* _Supplied material_
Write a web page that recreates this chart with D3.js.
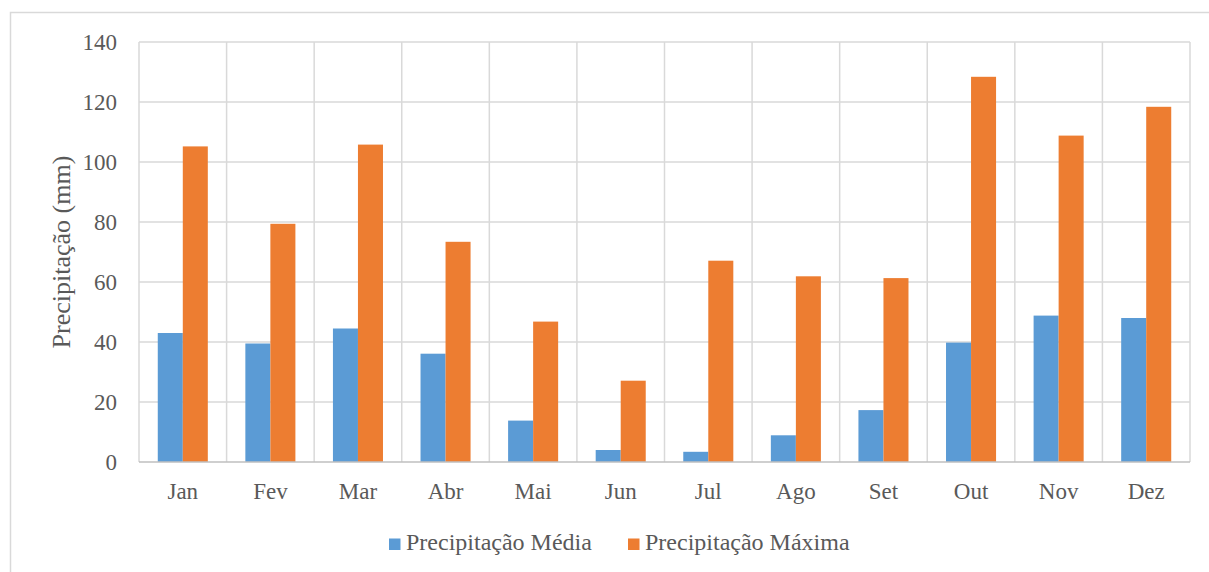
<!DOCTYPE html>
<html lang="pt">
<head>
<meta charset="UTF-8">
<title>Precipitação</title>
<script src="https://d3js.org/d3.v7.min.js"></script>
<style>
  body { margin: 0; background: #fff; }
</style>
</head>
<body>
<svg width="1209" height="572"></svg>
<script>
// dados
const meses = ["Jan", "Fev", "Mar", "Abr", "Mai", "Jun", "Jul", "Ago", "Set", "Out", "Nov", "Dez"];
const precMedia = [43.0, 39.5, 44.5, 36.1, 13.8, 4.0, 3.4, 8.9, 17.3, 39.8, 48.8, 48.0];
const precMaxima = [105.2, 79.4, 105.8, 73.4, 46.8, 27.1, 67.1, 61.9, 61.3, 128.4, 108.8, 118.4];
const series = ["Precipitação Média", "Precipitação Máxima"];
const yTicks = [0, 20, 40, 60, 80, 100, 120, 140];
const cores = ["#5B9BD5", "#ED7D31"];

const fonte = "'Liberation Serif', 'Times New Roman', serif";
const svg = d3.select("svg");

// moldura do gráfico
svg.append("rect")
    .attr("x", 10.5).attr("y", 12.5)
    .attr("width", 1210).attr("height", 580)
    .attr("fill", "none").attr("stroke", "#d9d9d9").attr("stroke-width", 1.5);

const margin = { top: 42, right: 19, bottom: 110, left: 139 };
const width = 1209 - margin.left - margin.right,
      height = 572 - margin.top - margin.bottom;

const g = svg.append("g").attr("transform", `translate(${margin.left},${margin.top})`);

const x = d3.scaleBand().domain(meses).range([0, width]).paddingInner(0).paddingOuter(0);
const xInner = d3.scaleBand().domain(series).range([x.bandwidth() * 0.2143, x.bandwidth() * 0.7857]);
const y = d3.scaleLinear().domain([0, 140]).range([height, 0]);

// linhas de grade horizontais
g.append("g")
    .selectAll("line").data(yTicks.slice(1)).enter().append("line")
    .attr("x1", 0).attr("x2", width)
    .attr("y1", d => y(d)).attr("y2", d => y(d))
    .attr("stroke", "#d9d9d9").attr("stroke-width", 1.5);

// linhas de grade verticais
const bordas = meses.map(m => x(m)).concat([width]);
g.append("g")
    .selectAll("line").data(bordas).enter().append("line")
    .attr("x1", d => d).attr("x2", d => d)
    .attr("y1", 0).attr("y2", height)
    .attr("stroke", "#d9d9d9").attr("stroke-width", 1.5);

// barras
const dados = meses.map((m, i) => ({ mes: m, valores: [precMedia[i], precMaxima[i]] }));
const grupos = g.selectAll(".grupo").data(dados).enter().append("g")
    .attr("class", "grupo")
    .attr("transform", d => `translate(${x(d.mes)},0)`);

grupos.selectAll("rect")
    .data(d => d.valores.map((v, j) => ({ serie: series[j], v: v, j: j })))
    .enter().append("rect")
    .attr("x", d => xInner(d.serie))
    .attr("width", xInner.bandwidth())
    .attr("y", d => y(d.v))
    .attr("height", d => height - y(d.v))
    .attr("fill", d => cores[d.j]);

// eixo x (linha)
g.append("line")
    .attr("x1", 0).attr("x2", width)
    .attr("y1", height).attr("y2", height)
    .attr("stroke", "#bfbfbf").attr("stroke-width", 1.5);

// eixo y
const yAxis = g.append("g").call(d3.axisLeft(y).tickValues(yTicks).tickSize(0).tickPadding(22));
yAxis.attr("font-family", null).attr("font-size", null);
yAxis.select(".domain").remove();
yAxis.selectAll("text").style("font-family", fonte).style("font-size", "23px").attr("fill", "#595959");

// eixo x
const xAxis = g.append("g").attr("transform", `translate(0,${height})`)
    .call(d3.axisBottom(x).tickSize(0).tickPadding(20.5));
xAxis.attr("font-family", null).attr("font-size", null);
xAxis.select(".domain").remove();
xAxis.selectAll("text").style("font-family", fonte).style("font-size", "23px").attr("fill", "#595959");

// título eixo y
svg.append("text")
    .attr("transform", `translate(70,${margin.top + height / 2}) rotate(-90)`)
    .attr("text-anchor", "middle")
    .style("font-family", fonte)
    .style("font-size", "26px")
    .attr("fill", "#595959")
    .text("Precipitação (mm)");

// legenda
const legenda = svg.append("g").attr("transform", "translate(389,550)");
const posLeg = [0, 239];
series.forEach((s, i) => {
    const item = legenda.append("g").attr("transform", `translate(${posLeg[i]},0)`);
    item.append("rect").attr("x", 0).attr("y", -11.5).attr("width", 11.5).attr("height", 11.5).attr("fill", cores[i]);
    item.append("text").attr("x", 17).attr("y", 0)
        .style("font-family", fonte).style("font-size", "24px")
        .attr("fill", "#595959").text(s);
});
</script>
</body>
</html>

* _Do this_
Make an exact copy of the data above, pictures excluded.

* _Task output_
Write a web page that recreates this chart with D3.js.
<!DOCTYPE html>
<html lang="pt">
<head>
<meta charset="UTF-8">
<title>Precipitação</title>
<script src="https://d3js.org/d3.v7.min.js"></script>
<style>
  body { margin: 0; background: #fff; }
</style>
</head>
<body>
<svg width="1209" height="572"></svg>
<script>
// dados
const meses = ["Jan", "Fev", "Mar", "Abr", "Mai", "Jun", "Jul", "Ago", "Set", "Out", "Nov", "Dez"];
const precMedia = [43.0, 39.5, 44.5, 36.1, 13.8, 4.0, 3.4, 8.9, 17.3, 39.8, 48.8, 48.0];
const precMaxima = [105.2, 79.4, 105.8, 73.4, 46.8, 27.1, 67.1, 61.9, 61.3, 128.4, 108.8, 118.4];
const series = ["Precipitação Média", "Precipitação Máxima"];
const yTicks = [0, 20, 40, 60, 80, 100, 120, 140];
const cores = ["#5B9BD5", "#ED7D31"];

const fonte = "'Liberation Serif', 'Times New Roman', serif";
const svg = d3.select("svg");

// moldura do gráfico
svg.append("rect")
    .attr("x", 10.5).attr("y", 12.5)
    .attr("width", 1210).attr("height", 580)
    .attr("fill", "none").attr("stroke", "#d9d9d9").attr("stroke-width", 1.5);

const margin = { top: 42, right: 19, bottom: 110, left: 139 };
const width = 1209 - margin.left - margin.right,
      height = 572 - margin.top - margin.bottom;

const g = svg.append("g").attr("transform", `translate(${margin.left},${margin.top})`);

const x = d3.scaleBand().domain(meses).range([0, width]).paddingInner(0).paddingOuter(0);
const xInner = d3.scaleBand().domain(series).range([x.bandwidth() * 0.2143, x.bandwidth() * 0.7857]);
const y = d3.scaleLinear().domain([0, 140]).range([height, 0]);

// linhas de grade horizontais
g.append("g")
    .selectAll("line").data(yTicks.slice(1)).enter().append("line")
    .attr("x1", 0).attr("x2", width)
    .attr("y1", d => y(d)).attr("y2", d => y(d))
    .attr("stroke", "#d9d9d9").attr("stroke-width", 1.5);

// linhas de grade verticais
const bordas = meses.map(m => x(m)).concat([width]);
g.append("g")
    .selectAll("line").data(bordas).enter().append("line")
    .attr("x1", d => d).attr("x2", d => d)
    .attr("y1", 0).attr("y2", height)
    .attr("stroke", "#d9d9d9").attr("stroke-width", 1.5);

// barras
const dados = meses.map((m, i) => ({ mes: m, valores: [precMedia[i], precMaxima[i]] }));
const grupos = g.selectAll(".grupo").data(dados).enter().append("g")
    .attr("class", "grupo")
    .attr("transform", d => `translate(${x(d.mes)},0)`);

grupos.selectAll("rect")
    .data(d => d.valores.map((v, j) => ({ serie: series[j], v: v, j: j })))
    .enter().append("rect")
    .attr("x", d => xInner(d.serie))
    .attr("width", xInner.bandwidth())
    .attr("y", d => y(d.v))
    .attr("height", d => height - y(d.v))
    .attr("fill", d => cores[d.j]);

// eixo x (linha)
g.append("line")
    .attr("x1", 0).attr("x2", width)
    .attr("y1", height).attr("y2", height)
    .attr("stroke", "#bfbfbf").attr("stroke-width", 1.5);

// eixo y
const yAxis = g.append("g").call(d3.axisLeft(y).tickValues(yTicks).tickSize(0).tickPadding(22));
yAxis.attr("font-family", null).attr("font-size", null);
yAxis.select(".domain").remove();
yAxis.selectAll("text").style("font-family", fonte).style("font-size", "23px").attr("fill", "#595959");

// eixo x
const xAxis = g.append("g").attr("transform", `translate(0,${height})`)
    .call(d3.axisBottom(x).tickSize(0).tickPadding(20.5));
xAxis.attr("font-family", null).attr("font-size", null);
xAxis.select(".domain").remove();
xAxis.selectAll("text").style("font-family", fonte).style("font-size", "23px").attr("fill", "#595959");

// título eixo y
svg.append("text")
    .attr("transform", `translate(70,${margin.top + height / 2}) rotate(-90)`)
    .attr("text-anchor", "middle")
    .style("font-family", fonte)
    .style("font-size", "26px")
    .attr("fill", "#595959")
    .text("Precipitação (mm)");

// legenda
const legenda = svg.append("g").attr("transform", "translate(389,550)");
const posLeg = [0, 239];
series.forEach((s, i) => {
    const item = legenda.append("g").attr("transform", `translate(${posLeg[i]},0)`);
    item.append("rect").attr("x", 0).attr("y", -11.5).attr("width", 11.5).attr("height", 11.5).attr("fill", cores[i]);
    item.append("text").attr("x", 17).attr("y", 0)
        .style("font-family", fonte).style("font-size", "24px")
        .attr("fill", "#595959").text(s);
});
</script>
</body>
</html>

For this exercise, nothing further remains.